_Required work_: Lines that include the word "with" are the ones to copy.

_Material_:
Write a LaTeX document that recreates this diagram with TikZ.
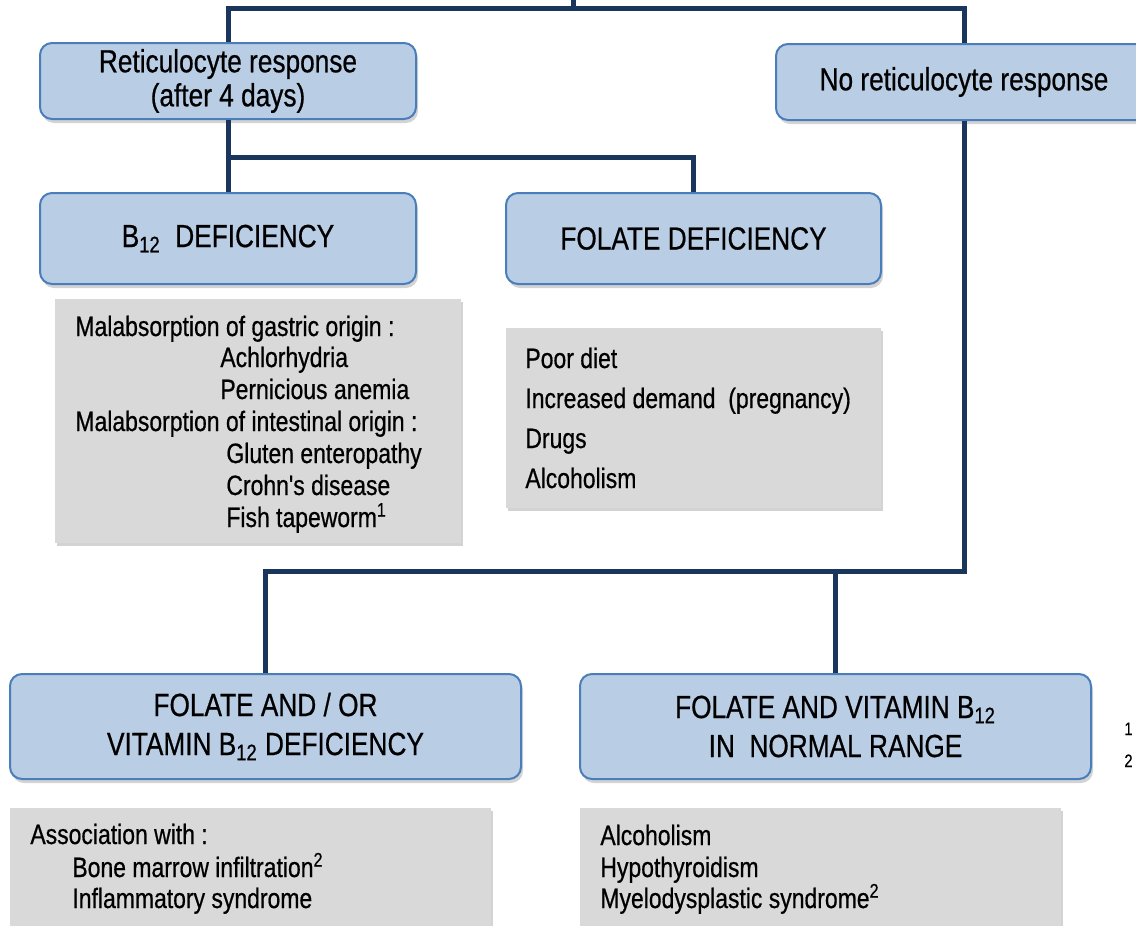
\documentclass[tikz,border=0pt]{standalone}
\usepackage{fontspec}
\newfontfamily\narrow{Liberation Sans}[FakeStretch=0.82, FakeBold=0.6]
\usepackage{tikz}
\usetikzlibrary{
  positioning,%
  shadows,%
  calc
}
\definecolor{boxfill}{HTML}{B9CDE5}
\definecolor{boxedge}{HTML}{4A7EBB}
\definecolor{linkblue}{HTML}{1B365D}
\definecolor{grayfill}{HTML}{D9D9D9}
\tikzset{>=latex}
\tikzset{
  titlebox/.style={draw=boxedge, fill=boxfill, line width=1pt,
    rounded corners=6pt, align=center, inner sep=0pt,
    drop shadow={shadow xshift=1pt, shadow yshift=-2pt, opacity=0.35},
    font=\narrow\fontsize{16}{19.5}\selectfont},
  listbox/.style={fill=grayfill, inner sep=0pt,
    drop shadow={shadow xshift=1pt, shadow yshift=-1.5pt, opacity=0.35}},
  listitem/.style={anchor=base west, inner sep=0pt,
    font=\narrow\fontsize{14}{17}\selectfont},
  link/.style={draw=linkblue, line width=2.5pt}
}

\begin{document}
\begin{tikzpicture}[x=0.5pt, y=-0.5pt]
  \useasboundingbox (0,0) rectangle (1136,926);
  \clip (0,0) rectangle (1136,926);

  % response boxes
  \node[titlebox, minimum width=188pt, minimum height=38pt,
    font=\narrow\fontsize{16}{17}\selectfont]
    (resp) at (228,81) {Reticulocyte response\\(after 4 days)};
  \node[titlebox, minimum width=188pt, minimum height=38pt,
    font=\narrow\fontsize{16}{17}\selectfont]
    (noresp) at (964,82) {No reticulocyte response};

  % deficiency boxes
  \node[titlebox, minimum width=188pt, minimum height=45.5pt]
    (b12) at (228,238.5) {B\textsubscript{12}\ \ DEFICIENCY};
  \node[titlebox, minimum width=187.5pt, minimum height=45.5pt]
    (folate) at (693.5,238.5) {FOLATE DEFICIENCY};
  \node[titlebox, minimum width=255.5pt, minimum height=52.5pt]
    (either) at (265.5,726.5) {FOLATE AND / OR\\VITAMIN B\textsubscript{12} DEFICIENCY};
  \node[titlebox, minimum width=255.5pt, minimum height=52.5pt]
    (normal) at (835.5,726.5) {FOLATE AND VITAMIN B\textsubscript{12}\\IN\ \ NORMAL RANGE};

  % cause lists
  \node[listbox, minimum width=203pt, minimum height=122pt] (b12list) at (258,421) {};
  \node[listbox, minimum width=187.5pt, minimum height=90pt] (folist) at (693.5,418) {};
  \node[listbox, minimum width=240.5pt, minimum height=66pt] (eilist) at (250.5,874) {};
  \node[listbox, minimum width=240.5pt, minimum height=66pt] (nolist) at (820.5,874) {};

  \foreach \txt/\x/\y [count=\i] in {
      {Malabsorption of gastric origin :}/75/336,
      {Achlorhydria}/220/367,
      {Pernicious anemia}/220/399,
      {Malabsorption of intestinal origin :}/75/431,
      {Gluten enteropathy}/226/463,
      {Crohn's disease}/226/495,
      {Fish tapeworm\textsuperscript{1}}/226/527}
    \node[listitem] (b12item\i) at (\x,\y) {\txt};

  \foreach \txt/\y [count=\i] in {
      {Poor diet}/368,
      {Increased demand\ \ (pregnancy)}/408,
      {Drugs}/448,
      {Alcoholism}/488}
    \node[listitem] (foitem\i) at (525,\y) {\txt};

  \foreach \txt/\x/\y [count=\i] in {
      {Association with :}/30/844,
      {Bone marrow infiltration\textsuperscript{2}}/72/877,
      {Inflammatory syndrome}/72/908}
    \node[listitem] (eiitem\i) at (\x,\y) {\txt};

  \foreach \txt/\y [count=\i] in {
      {Alcoholism}/845,
      {Hypothyroidism}/877,
      {Myelodysplastic syndrome\textsuperscript{2}}/908}
    \node[listitem] (noitem\i) at (600,\y) {\txt};

  % footnote marks
  \node[listitem, font=\narrow\fontsize{9}{10}\selectfont] (fn1) at (1124,735) {1};
  \node[listitem, font=\narrow\fontsize{9}{10}\selectfont] (fn2) at (1124,767) {2};

  % connectors
  \coordinate (start) at (573,0);
  \coordinate (split) at (573,8);
  \coordinate (fork1) at (228,157);
  \coordinate (fork2) at (964,571);
  \draw[link] (start) -- (split);
  \draw[link] (resp.north) |- (split) -| (noresp.north);
  \draw[link] (resp.south) -- (b12.north);
  \draw[link] (fork1) -| (folate.north);
  \draw[link] (noresp.south) -- (fork2) -| (either.north);
  \draw[link] (normal.north) -- (normal.north |- fork2);
\end{tikzpicture}
\end{document}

_Response below_:
Write a LaTeX document that recreates this diagram with TikZ.
      {Association with :}/30/844,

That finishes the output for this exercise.